● **STATED EXERCISE**:
Omit all pictures, then retype the data exactly as given.

[START DATA]

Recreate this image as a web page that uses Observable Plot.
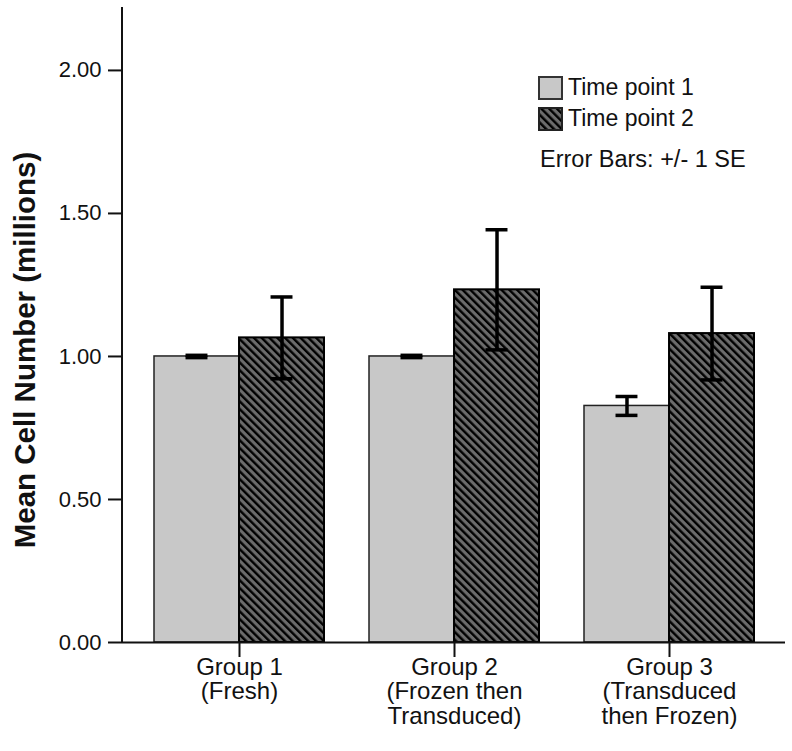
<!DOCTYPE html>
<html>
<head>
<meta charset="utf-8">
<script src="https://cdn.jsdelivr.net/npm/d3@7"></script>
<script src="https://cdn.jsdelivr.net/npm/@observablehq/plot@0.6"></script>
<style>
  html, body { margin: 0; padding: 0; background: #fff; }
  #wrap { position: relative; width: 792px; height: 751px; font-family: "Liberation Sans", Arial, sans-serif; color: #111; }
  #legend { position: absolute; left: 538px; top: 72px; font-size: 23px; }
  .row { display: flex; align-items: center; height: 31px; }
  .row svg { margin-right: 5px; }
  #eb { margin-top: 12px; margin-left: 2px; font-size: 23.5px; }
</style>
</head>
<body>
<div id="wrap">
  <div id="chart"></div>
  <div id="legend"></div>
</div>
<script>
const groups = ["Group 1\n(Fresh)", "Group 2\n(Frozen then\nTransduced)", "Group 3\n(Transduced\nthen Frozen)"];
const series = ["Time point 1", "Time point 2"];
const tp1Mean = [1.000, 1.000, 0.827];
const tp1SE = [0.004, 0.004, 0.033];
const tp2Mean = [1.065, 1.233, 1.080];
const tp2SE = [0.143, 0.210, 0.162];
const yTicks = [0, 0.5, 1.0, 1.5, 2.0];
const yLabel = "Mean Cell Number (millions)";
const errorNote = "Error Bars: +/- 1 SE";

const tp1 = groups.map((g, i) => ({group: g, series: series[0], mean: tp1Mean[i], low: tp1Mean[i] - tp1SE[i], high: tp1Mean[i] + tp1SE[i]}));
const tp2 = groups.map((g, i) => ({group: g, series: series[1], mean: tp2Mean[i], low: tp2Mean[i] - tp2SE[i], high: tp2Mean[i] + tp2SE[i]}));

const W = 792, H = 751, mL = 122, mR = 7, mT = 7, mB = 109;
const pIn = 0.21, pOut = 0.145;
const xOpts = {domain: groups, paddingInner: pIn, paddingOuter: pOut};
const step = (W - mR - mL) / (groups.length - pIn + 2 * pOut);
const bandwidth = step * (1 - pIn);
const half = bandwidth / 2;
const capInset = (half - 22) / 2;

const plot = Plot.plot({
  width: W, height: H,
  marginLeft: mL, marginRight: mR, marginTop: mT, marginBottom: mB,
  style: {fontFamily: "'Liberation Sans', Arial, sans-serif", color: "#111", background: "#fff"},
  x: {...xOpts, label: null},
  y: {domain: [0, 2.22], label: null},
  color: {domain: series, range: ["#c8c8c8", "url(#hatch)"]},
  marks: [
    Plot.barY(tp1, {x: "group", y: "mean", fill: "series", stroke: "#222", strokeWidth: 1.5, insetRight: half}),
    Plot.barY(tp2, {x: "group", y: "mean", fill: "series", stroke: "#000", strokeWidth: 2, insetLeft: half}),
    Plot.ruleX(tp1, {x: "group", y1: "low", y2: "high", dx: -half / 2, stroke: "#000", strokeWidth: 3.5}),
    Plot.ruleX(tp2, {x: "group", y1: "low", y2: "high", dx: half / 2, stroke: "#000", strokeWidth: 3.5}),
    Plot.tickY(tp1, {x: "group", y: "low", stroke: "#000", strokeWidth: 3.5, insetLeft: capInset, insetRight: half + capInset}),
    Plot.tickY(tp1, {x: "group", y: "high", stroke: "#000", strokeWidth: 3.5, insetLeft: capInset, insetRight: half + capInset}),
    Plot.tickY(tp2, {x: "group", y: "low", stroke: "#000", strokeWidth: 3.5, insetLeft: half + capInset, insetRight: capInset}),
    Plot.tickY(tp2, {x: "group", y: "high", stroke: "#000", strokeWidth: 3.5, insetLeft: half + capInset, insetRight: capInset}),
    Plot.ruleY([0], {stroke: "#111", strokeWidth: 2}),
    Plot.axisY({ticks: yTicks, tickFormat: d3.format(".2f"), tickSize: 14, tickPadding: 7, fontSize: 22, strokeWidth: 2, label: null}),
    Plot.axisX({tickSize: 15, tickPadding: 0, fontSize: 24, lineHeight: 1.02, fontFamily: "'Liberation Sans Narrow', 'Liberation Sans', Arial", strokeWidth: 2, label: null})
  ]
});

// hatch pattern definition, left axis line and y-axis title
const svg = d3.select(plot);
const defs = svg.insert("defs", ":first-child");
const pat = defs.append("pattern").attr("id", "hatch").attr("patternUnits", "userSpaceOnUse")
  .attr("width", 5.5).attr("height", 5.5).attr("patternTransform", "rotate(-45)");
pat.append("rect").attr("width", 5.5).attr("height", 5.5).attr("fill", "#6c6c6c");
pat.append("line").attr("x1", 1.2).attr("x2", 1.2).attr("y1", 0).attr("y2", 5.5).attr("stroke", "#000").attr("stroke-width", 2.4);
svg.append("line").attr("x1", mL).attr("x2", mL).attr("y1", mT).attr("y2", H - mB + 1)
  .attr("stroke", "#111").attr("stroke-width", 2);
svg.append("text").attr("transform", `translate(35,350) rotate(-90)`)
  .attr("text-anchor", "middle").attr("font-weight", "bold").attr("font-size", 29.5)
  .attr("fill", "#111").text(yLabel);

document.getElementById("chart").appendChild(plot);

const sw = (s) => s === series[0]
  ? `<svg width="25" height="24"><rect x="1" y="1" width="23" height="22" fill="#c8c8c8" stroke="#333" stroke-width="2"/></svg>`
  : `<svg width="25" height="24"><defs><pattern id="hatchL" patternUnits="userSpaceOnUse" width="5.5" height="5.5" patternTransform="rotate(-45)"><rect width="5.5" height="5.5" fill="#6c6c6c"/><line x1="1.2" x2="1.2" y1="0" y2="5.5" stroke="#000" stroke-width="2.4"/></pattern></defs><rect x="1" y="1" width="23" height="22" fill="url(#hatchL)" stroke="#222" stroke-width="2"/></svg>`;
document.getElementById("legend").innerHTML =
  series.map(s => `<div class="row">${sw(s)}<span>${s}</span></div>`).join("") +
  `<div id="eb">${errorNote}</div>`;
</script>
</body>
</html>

[END DATA]

● **ANSWER FOR THE TASK**:
Recreate this image as a web page that uses Observable Plot.
<!DOCTYPE html>
<html>
<head>
<meta charset="utf-8">
<script src="https://cdn.jsdelivr.net/npm/d3@7"></script>
<script src="https://cdn.jsdelivr.net/npm/@observablehq/plot@0.6"></script>
<style>
  html, body { margin: 0; padding: 0; background: #fff; }
  #wrap { position: relative; width: 792px; height: 751px; font-family: "Liberation Sans", Arial, sans-serif; color: #111; }
  #legend { position: absolute; left: 538px; top: 72px; font-size: 23px; }
  .row { display: flex; align-items: center; height: 31px; }
  .row svg { margin-right: 5px; }
  #eb { margin-top: 12px; margin-left: 2px; font-size: 23.5px; }
</style>
</head>
<body>
<div id="wrap">
  <div id="chart"></div>
  <div id="legend"></div>
</div>
<script>
const groups = ["Group 1\n(Fresh)", "Group 2\n(Frozen then\nTransduced)", "Group 3\n(Transduced\nthen Frozen)"];
const series = ["Time point 1", "Time point 2"];
const tp1Mean = [1.000, 1.000, 0.827];
const tp1SE = [0.004, 0.004, 0.033];
const tp2Mean = [1.065, 1.233, 1.080];
const tp2SE = [0.143, 0.210, 0.162];
const yTicks = [0, 0.5, 1.0, 1.5, 2.0];
const yLabel = "Mean Cell Number (millions)";
const errorNote = "Error Bars: +/- 1 SE";

const tp1 = groups.map((g, i) => ({group: g, series: series[0], mean: tp1Mean[i], low: tp1Mean[i] - tp1SE[i], high: tp1Mean[i] + tp1SE[i]}));
const tp2 = groups.map((g, i) => ({group: g, series: series[1], mean: tp2Mean[i], low: tp2Mean[i] - tp2SE[i], high: tp2Mean[i] + tp2SE[i]}));

const W = 792, H = 751, mL = 122, mR = 7, mT = 7, mB = 109;
const pIn = 0.21, pOut = 0.145;
const xOpts = {domain: groups, paddingInner: pIn, paddingOuter: pOut};
const step = (W - mR - mL) / (groups.length - pIn + 2 * pOut);
const bandwidth = step * (1 - pIn);
const half = bandwidth / 2;
const capInset = (half - 22) / 2;

const plot = Plot.plot({
  width: W, height: H,
  marginLeft: mL, marginRight: mR, marginTop: mT, marginBottom: mB,
  style: {fontFamily: "'Liberation Sans', Arial, sans-serif", color: "#111", background: "#fff"},
  x: {...xOpts, label: null},
  y: {domain: [0, 2.22], label: null},
  color: {domain: series, range: ["#c8c8c8", "url(#hatch)"]},
  marks: [
    Plot.barY(tp1, {x: "group", y: "mean", fill: "series", stroke: "#222", strokeWidth: 1.5, insetRight: half}),
    Plot.barY(tp2, {x: "group", y: "mean", fill: "series", stroke: "#000", strokeWidth: 2, insetLeft: half}),
    Plot.ruleX(tp1, {x: "group", y1: "low", y2: "high", dx: -half / 2, stroke: "#000", strokeWidth: 3.5}),
    Plot.ruleX(tp2, {x: "group", y1: "low", y2: "high", dx: half / 2, stroke: "#000", strokeWidth: 3.5}),
    Plot.tickY(tp1, {x: "group", y: "low", stroke: "#000", strokeWidth: 3.5, insetLeft: capInset, insetRight: half + capInset}),
    Plot.tickY(tp1, {x: "group", y: "high", stroke: "#000", strokeWidth: 3.5, insetLeft: capInset, insetRight: half + capInset}),
    Plot.tickY(tp2, {x: "group", y: "low", stroke: "#000", strokeWidth: 3.5, insetLeft: half + capInset, insetRight: capInset}),
    Plot.tickY(tp2, {x: "group", y: "high", stroke: "#000", strokeWidth: 3.5, insetLeft: half + capInset, insetRight: capInset}),
    Plot.ruleY([0], {stroke: "#111", strokeWidth: 2}),
    Plot.axisY({ticks: yTicks, tickFormat: d3.format(".2f"), tickSize: 14, tickPadding: 7, fontSize: 22, strokeWidth: 2, label: null}),
    Plot.axisX({tickSize: 15, tickPadding: 0, fontSize: 24, lineHeight: 1.02, fontFamily: "'Liberation Sans Narrow', 'Liberation Sans', Arial", strokeWidth: 2, label: null})
  ]
});

// hatch pattern definition, left axis line and y-axis title
const svg = d3.select(plot);
const defs = svg.insert("defs", ":first-child");
const pat = defs.append("pattern").attr("id", "hatch").attr("patternUnits", "userSpaceOnUse")
  .attr("width", 5.5).attr("height", 5.5).attr("patternTransform", "rotate(-45)");
pat.append("rect").attr("width", 5.5).attr("height", 5.5).attr("fill", "#6c6c6c");
pat.append("line").attr("x1", 1.2).attr("x2", 1.2).attr("y1", 0).attr("y2", 5.5).attr("stroke", "#000").attr("stroke-width", 2.4);
svg.append("line").attr("x1", mL).attr("x2", mL).attr("y1", mT).attr("y2", H - mB + 1)
  .attr("stroke", "#111").attr("stroke-width", 2);
svg.append("text").attr("transform", `translate(35,350) rotate(-90)`)
  .attr("text-anchor", "middle").attr("font-weight", "bold").attr("font-size", 29.5)
  .attr("fill", "#111").text(yLabel);

document.getElementById("chart").appendChild(plot);

const sw = (s) => s === series[0]
  ? `<svg width="25" height="24"><rect x="1" y="1" width="23" height="22" fill="#c8c8c8" stroke="#333" stroke-width="2"/></svg>`
  : `<svg width="25" height="24"><defs><pattern id="hatchL" patternUnits="userSpaceOnUse" width="5.5" height="5.5" patternTransform="rotate(-45)"><rect width="5.5" height="5.5" fill="#6c6c6c"/><line x1="1.2" x2="1.2" y1="0" y2="5.5" stroke="#000" stroke-width="2.4"/></pattern></defs><rect x="1" y="1" width="23" height="22" fill="url(#hatchL)" stroke="#222" stroke-width="2"/></svg>`;
document.getElementById("legend").innerHTML =
  series.map(s => `<div class="row">${sw(s)}<span>${s}</span></div>`).join("") +
  `<div id="eb">${errorNote}</div>`;
</script>
</body>
</html>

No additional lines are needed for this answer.